We used to do a Jesse tree each Christmas in my (Catholic) primary school - for the pre-teenagers anyways. They’re a lovely alternative to the more secular and chocolate-laden calendars out there.
 
But it was more of a “traditional” thing in our house… counting down the days to Jesus’ birthday.
🙂 My mom is german & we had the chocolate calendars every year. LOL My brother would open every door & eat ALL of his in probably a day or two. I’d go in his room to ask what he got & his entire calendar was empty.

I’ve seen the calendars this year in Michaels Craft Store, our local German Coffee shop, the commissary, a Christmas craft fair …they are out there already!
 
We have a couple of different types and an Advent wreath.
I do buy the chocolate ones, but before my children open it every night, they chose one of their toys to give to charity.

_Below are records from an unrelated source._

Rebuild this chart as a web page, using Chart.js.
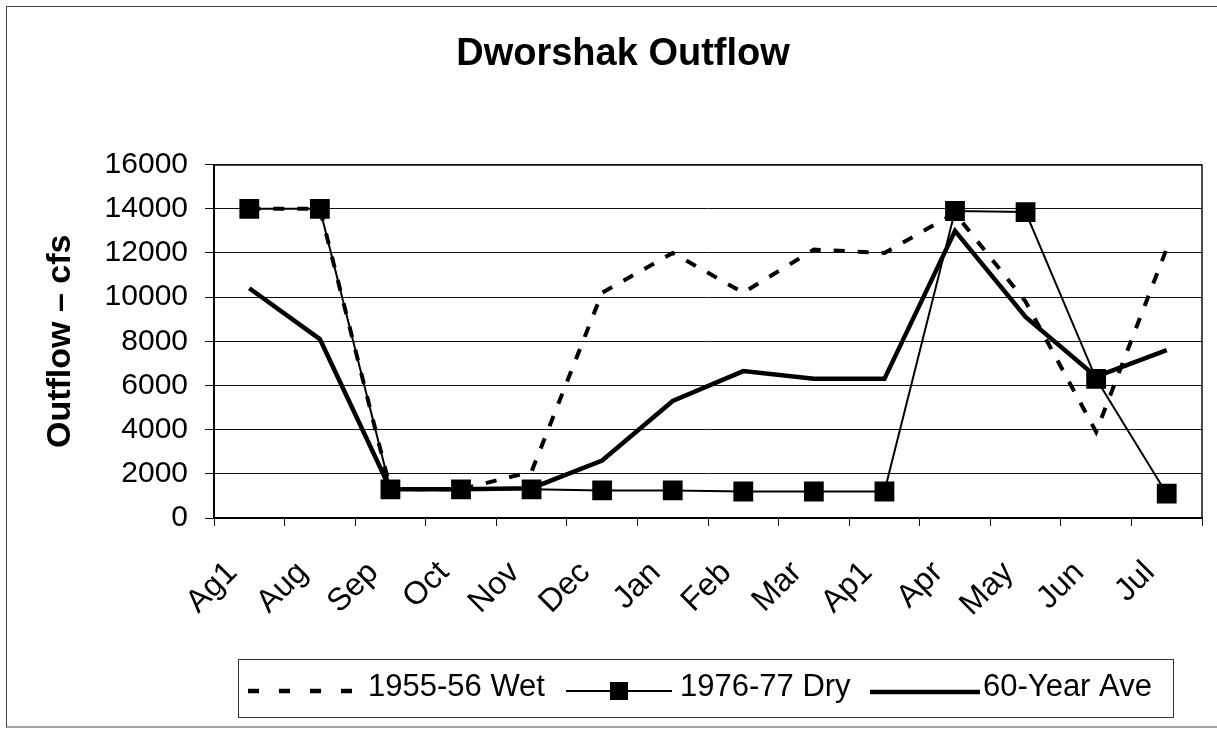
<!DOCTYPE html>
<html>
<head>
<meta charset="utf-8">
<script src="https://cdn.jsdelivr.net/npm/chart.js@4.4.1/dist/chart.umd.min.js"></script>
<style>
  html, body { margin: 0; padding: 0; background: #ffffff; }
  #wrap { width: 1217px; height: 730px; position: relative; }
  canvas { display: block; }
</style>
</head>
<body>
<div id="wrap"><canvas id="c" width="1217" height="730"></canvas></div>
<script>
// ---- data ----
const months = ['Ag1', 'Aug', 'Sep', 'Oct', 'Nov', 'Dec', 'Jan', 'Feb', 'Mar', 'Ap1', 'Apr', 'May', 'Jun', 'Jul'];
const wet1955 = [14000, 14000, 1300, 1300, 2100, 10200, 12000, 10200, 12150, 12000, 13800, 9800, 3900, 12200];
const dry1976 = [14000, 14000, 1300, 1300, 1300, 1250, 1250, 1200, 1200, 1200, 13900, 13850, 6300, 1100];
const ave60 = [10400, 8100, 1300, 1300, 1350, 2600, 5300, 6650, 6300, 6300, 13000, 9100, 6400, 7600];
const seriesNames = ['1955-56 Wet', '1976-77 Dry', '60-Year Ave'];
const yMin = 0, yMax = 16000, yStep = 2000;
const chartTitle = 'Dworshak Outflow';
const yTitle = 'Outflow \u2013 cfs';

const FONT = "'Liberation Sans', Arial, Helvetica, sans-serif";

const framePlugin = {
  id: 'frame',
  beforeDraw(chart) {
    const ctx = chart.ctx;
    ctx.save();
    ctx.fillStyle = '#ffffff';
    ctx.fillRect(0, 0, chart.width, chart.height);
    ctx.strokeStyle = '#444';
    ctx.lineWidth = 1;
    ctx.strokeRect(6.5, 6.5, 1240, 720.5);
    ctx.restore();
  },
  afterDatasetsDraw(chart) {
    const ctx = chart.ctx;
    const a = chart.chartArea;
    ctx.save();
    ctx.strokeStyle = '#111';
    ctx.lineWidth = 1.5;
    ctx.beginPath();
    ctx.moveTo(a.left, a.top + 0.5);
    ctx.lineTo(a.right, a.top + 0.5);
    ctx.lineTo(a.right, a.bottom);
    ctx.stroke();
    ctx.restore();
  },
  afterDraw(chart) {
    const ctx = chart.ctx;
    const ds = chart.data.datasets;
    ctx.save();
    // legend box
    ctx.strokeStyle = '#333';
    ctx.lineWidth = 1;
    ctx.strokeRect(238.5, 659.5, 935, 58);
    const ly = 691;
    ctx.strokeStyle = '#000';
    ctx.lineCap = 'butt';
    // wet sample
    ctx.lineWidth = ds[0].borderWidth + 0.5;
    ctx.setLineDash([11, 20]);
    ctx.beginPath(); ctx.moveTo(248, ly); ctx.lineTo(352, ly); ctx.stroke();
    ctx.setLineDash([]);
    // dry sample
    ctx.lineWidth = ds[1].borderWidth;
    ctx.beginPath(); ctx.moveTo(566, ly); ctx.lineTo(672, ly); ctx.stroke();
    ctx.fillStyle = '#000';
    ctx.fillRect(610, ly - 9, 18, 18);
    // ave sample
    ctx.lineWidth = ds[2].borderWidth;
    ctx.beginPath(); ctx.moveTo(870, ly + 1); ctx.lineTo(980, ly + 1); ctx.stroke();
    // texts
    ctx.fillStyle = '#000';
    ctx.font = '31px ' + FONT;
    ctx.textBaseline = 'alphabetic';
    ctx.textAlign = 'left';
    ctx.fillText(ds[0].label, 368, 696);
    ctx.fillText(ds[1].label, 680, 696);
    ctx.fillText(ds[2].label, 983, 696);
    ctx.restore();
  }
};

new Chart(document.getElementById('c'), {
  type: 'line',
  data: {
    labels: months,
    datasets: [
      {
        label: seriesNames[0], data: wet1955,
        borderColor: '#000', backgroundColor: '#000',
        borderWidth: 4, borderDash: [11, 13], pointRadius: 0,
        tension: 0, order: 1
      },
      {
        label: seriesNames[1], data: dry1976,
        borderColor: '#000', backgroundColor: '#000',
        borderWidth: 2, pointStyle: 'rect', pointRadius: 14,
        pointBackgroundColor: '#000', pointBorderColor: '#000', pointBorderWidth: 0,
        tension: 0, order: 0
      },
      {
        label: seriesNames[2], data: ave60,
        borderColor: '#000', backgroundColor: '#000',
        borderWidth: 4.5, pointRadius: 0,
        tension: 0, order: 2
      }
    ]
  },
  options: {
    responsive: false,
    animation: false,
    devicePixelRatio: 1,
    layout: { padding: { left: 44, right: 15, top: 0, bottom: 72 } },
    plugins: {
      legend: { display: false },
      tooltip: { enabled: false },
      title: {
        display: true,
        text: chartTitle,
        color: '#000',
        font: { family: FONT, size: 38, weight: 'bold', lineHeight: 1.2 },
        padding: { top: 32, bottom: 87 }
      }
    },
    scales: {
      x: {
        type: 'category',
        offset: true,
        afterFit(scale) { scale.height = 140; scale.paddingRight = 0; scale.paddingLeft = 0; },
        grid: {
          offset: true,
          drawOnChartArea: false,
          drawTicks: true,
          tickLength: 8,
          color: '#111',
          lineWidth: 1
        },
        border: { display: true, color: '#000', width: 2 },
        ticks: {
          autoSkip: false,
          minRotation: 45,
          maxRotation: 45,
          padding: 28,
          labelOffset: -17,
          color: '#000',
          font: { family: FONT, size: 32, lineHeight: 1.2 }
        }
      },
      y: {
        min: yMin,
        max: yMax,
        afterFit(scale) { scale.width = 170; },
        grid: {
          drawOnChartArea: true,
          drawTicks: true,
          tickLength: 9,
          color: '#111',
          lineWidth: 1
        },
        border: { display: true, color: '#000', width: 2 },
        ticks: {
          stepSize: yStep,
          padding: 17,
          color: '#000',
          font: { family: FONT, size: 30, lineHeight: 1.2 },
          callback: (v) => String(v)
        },
        title: {
          display: true,
          text: yTitle,
          color: '#000',
          font: { family: FONT, size: 34, weight: 'bold', lineHeight: 1 },
          padding: { top: 0, bottom: 0 }
        }
      }
    }
  },
  plugins: [framePlugin]
});
</script>
</body>
</html>
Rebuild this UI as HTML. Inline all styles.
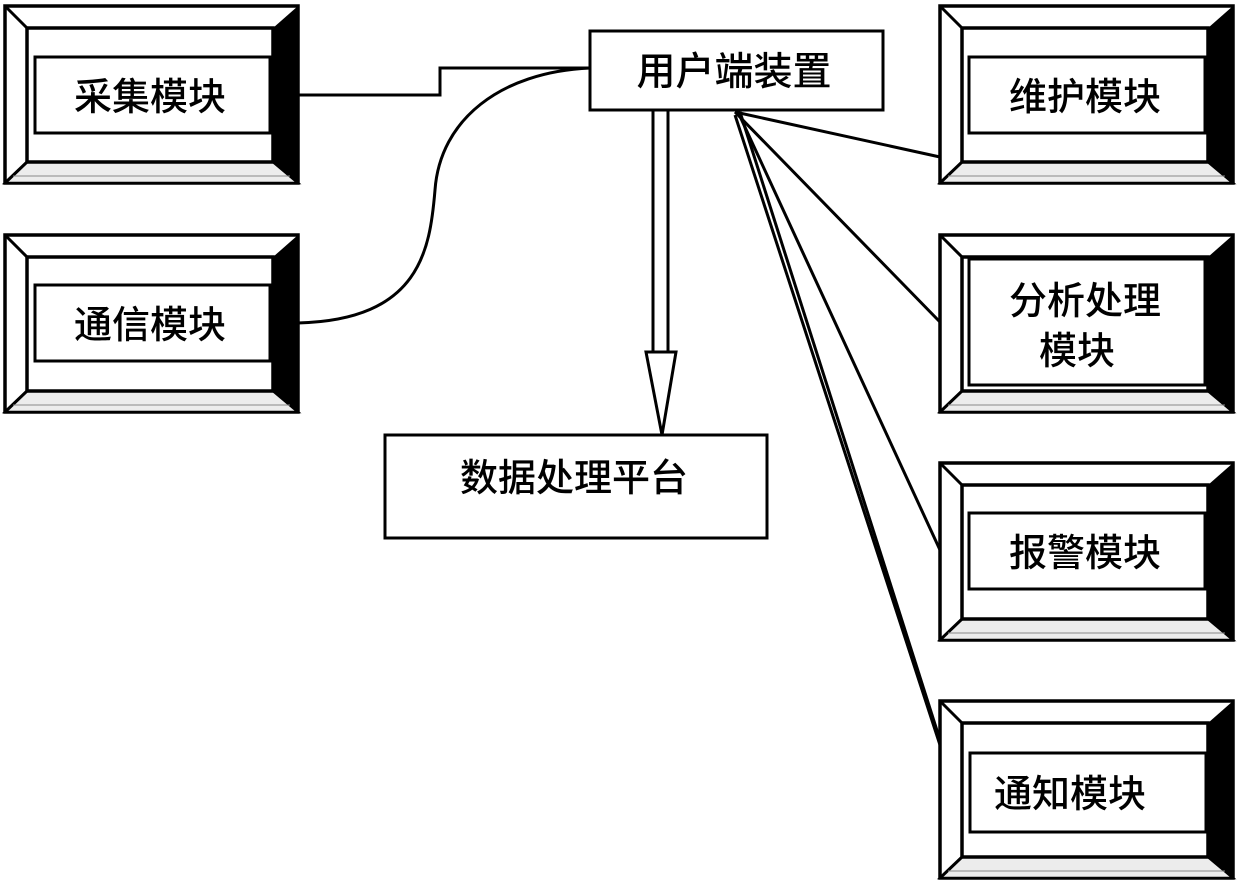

I must admit it is a little self serving, I get thier playroom cleaned out before Grandparents come over Christmas morning with the Toys R Us truck. (But we’ll save that for another thread!)
 
When I was pregnant with dd, I made an Advent calendar with pockets on the bottom half numbered 1-25, the top half is plain dark blue (top) and green (bottom). I made little sheep, camels, wise men, angels, the holy family, etc. out of felt scraps, beads and embroidery. I used hooks and eyes and snaps on the back of each piece and on the upper half of the calendar. Each day in advent we pull one piece out of the pockets and affix it on the top. We read a Bible passage loosely corresponding to that part of the Nativity story, affix it in place, pray, and light the Advent wreath. Even now, 15 years later, DD has taken over the task on Thanksgiving weekend to get out the Advent calendar and put the pieces in the pockets and look up and place appropriate scripture verses in each pocket and hang it on the dining room wall.

Granted, I was bed ridden at the time I made it, with nothing else to do but lie in bed and sew and glue, but it has staying power as a family tradition to help keep us focused.